Comment travaillez-vous avec Eric Soyer qui réalise les
lumières et les décors de tous vos spectacles ?
Avec Eric, j’ai développé une façon
de travailler qui n’est pas, disons, traditionnelle. Eric occupe la fonction
double de scénographe et d’éclairagiste. Ce qui est très significatif puisque
dans mes spectacles, je crois qu’il y a une fusion totale entre ces deux
domaines. Les scénographies de nos spectacles sont des espaces vides, comme des coquilles vides,
c’est la lumière qui crée ou plus exactement révèle des espaces. Entre Eric et
moi, il n’y a pas le rapport classique du metteur en scène et du scénographe.
Je n’écris pas de texte préalablement.
Je n’ai jamais pu donner à un scénographe un texte à lire et attendre qu’il
me fasse ses propositions. D’ailleurs,
je ne pourrais pas fonctionner comme ça. La scénographie, c’est-à-dire l’espace
dans lequel une fiction va pouvoir se déployer, appartient chez moi
intégralement au domaine de
l’écriture. Ce n’est
pas annexe. L’espace
de la représentation, celui
dans lequel les
figures ou personnages vont
évoluer ou vivre, c’est la page blanche au commencement d’un projet. Depuis que
j’ai commencé à faire des spectacles (au début des années 1990), je me suis
toujours défini comme « écrivant des spectacles » et non pas comme « écrivant
des textes ». En tant que qu’écrivain de spectacles, j’ai toujours commencé par définir (et j’y tiens)

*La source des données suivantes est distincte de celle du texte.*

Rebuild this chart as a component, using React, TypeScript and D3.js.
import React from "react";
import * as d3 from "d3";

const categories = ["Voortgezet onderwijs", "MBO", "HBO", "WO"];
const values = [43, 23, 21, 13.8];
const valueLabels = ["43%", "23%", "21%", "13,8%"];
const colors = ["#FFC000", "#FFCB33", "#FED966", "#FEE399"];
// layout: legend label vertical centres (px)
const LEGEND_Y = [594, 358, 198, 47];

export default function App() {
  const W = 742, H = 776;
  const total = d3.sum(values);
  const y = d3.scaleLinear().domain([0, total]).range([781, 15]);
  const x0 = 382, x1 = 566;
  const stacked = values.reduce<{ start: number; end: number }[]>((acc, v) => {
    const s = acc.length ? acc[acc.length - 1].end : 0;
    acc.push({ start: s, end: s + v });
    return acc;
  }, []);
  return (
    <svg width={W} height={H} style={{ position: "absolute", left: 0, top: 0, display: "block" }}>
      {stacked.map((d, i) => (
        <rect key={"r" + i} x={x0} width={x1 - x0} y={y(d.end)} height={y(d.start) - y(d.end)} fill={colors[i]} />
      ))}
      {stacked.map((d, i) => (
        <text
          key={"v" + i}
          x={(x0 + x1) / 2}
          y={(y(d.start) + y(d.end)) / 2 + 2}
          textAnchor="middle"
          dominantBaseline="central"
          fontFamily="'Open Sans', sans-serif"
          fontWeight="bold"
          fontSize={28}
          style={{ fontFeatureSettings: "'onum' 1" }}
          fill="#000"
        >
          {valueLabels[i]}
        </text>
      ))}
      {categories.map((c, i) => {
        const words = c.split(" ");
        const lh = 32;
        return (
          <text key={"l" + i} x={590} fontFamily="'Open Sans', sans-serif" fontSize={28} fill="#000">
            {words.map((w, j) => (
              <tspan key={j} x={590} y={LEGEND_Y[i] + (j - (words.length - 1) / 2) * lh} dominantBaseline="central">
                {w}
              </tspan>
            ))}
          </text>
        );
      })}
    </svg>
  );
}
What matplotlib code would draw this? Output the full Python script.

pragmatiquement des grands principes de scénographie. Principes assez simples
fondés sur le modèle de la boîte noire. Ce modèle permet de recréer, dans des
architectures théâtrales très marquées (le Théâtre de la Main d’Or au début, le
théâtre Paris-Villette ensuite), des espaces neutres au sens d’ouverts,
propices à la création et à l’imaginaire, des espaces « vides » au sens brookien du terme. À l’intérieur
de ces espaces, la lumière occupe évidemment une place prépondérante et centrale. C’est là que
la rencontre avec Eric a été tout à fait déterminante pour l’évolution de mon
travail. Eric a accepté dès le début de notre collaboration de travailler sur
le modèle d’un long et parfois laborieux work
in progress. Un travail de répétitions et de création où la lumière est
constamment présente et évolue sans cesse, heure après heure, jour après jour
(pendant 3 ou 4 mois), jusqu’à faire
sens entièrement avec le jeu des acteurs, avec le texte en construction et
évidemment avec l’espace scénographique (généralement vide). La lumière ne se «
rajoute » pas à la mise en scène et à l’écriture mais elle
la constitue, au même titre
que tous les
autres éléments tels
que le son
et le mouvement, les corps, les
costumes. C’est pendant ces premières séances de travail au début de notre collaboration
que nous avons défini notre vocabulaire commun, encore en vigueur aujourd’hui :
une lumière qui ne cherche pas à rendre visible, mais qui sait cacher aussi, et
qui accorde une grande place à l’imaginaire de l’œil.